Do Plants Need Copper?
By Atom Bergstrom
Re: How can you tell if a plant is deprived of copper?
Muhammad Shahbaz, Karl Ravet, Graham Peers, & Marinus Pilon (“Prioritization of copper for the use in photosynthetic electron transport in developing leaves of hybrid poplar,” Frontiers in Plant Science, Jun. 3, 2015) wrote …
“Copper (Cu) is a redox-active transition metal essential for plant growth and development. The reversible oxidation-reduction makes Cu very valuable as a cofactor in several metalloproteins. Cu-proteins in plants include PC, cytochrome-c oxidase, the ethylene receptors, copper/zinc superoxide dismutase (Cu/ZnSOD), ascorbate oxidase, amine-oxidase, laccase (LAC), plantacyanin and polyphenol oxidase (PPO).”
According to the same source …
“Typical symptoms of Cu deficiency include stunted growth due to defects in apical meristems, chlorosis, curling of leaf margins, defects in photosynthetic activity and altered plant morphology (Marschner, 1995; Kopsell and Kopsell, 2007). Furthermore, because Cu is not a mobile element, it is not efficiently redistributed from old leaves (OL) to young leaves (YL), meristems, and reproductive organs. Therefore deficiency symptoms manifest themselves first in young developing tissues resulting also in reduced fertility (Marschner, 1995; Kopsell and Kopsell, 2007). Symptoms of Cu deficiency can be species-specific and often depend on the stage of deficiency (Kopsell and Kopsell, 2007).
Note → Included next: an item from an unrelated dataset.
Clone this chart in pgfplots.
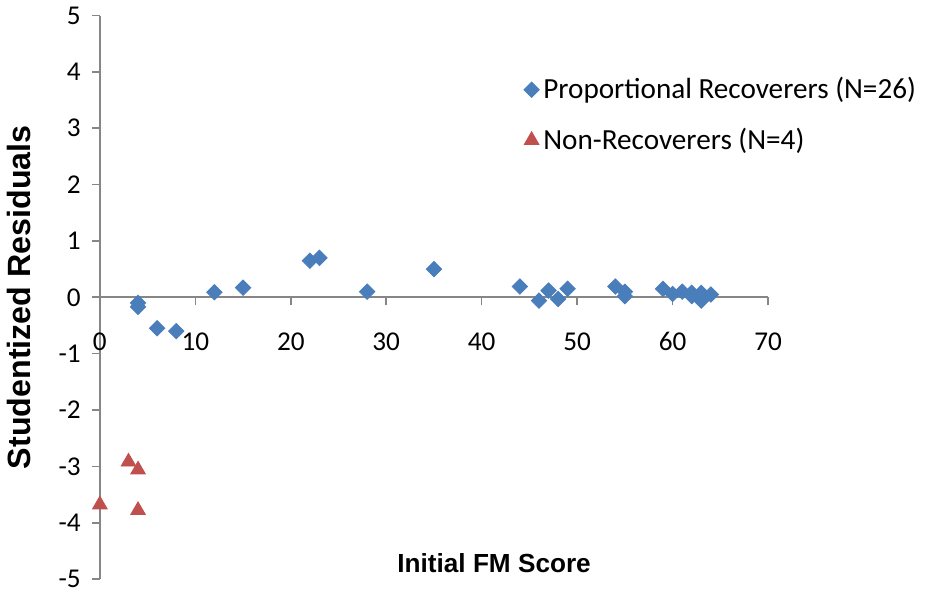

Cereals can undergo lodging while in trees wood quality and production can be severely affected during Cu deprivation (Ruiter, 1969; Voelker et al., 2010).”
Re: “Cereals can undergo lodging”? What the heck is “lodging”?
Lodging is the “permanent displacement of cereal stems from their vertical position.”
It can reduce cereal crop yields by as much as 80%.
Excess nitrogen fertilizer also causes lodging.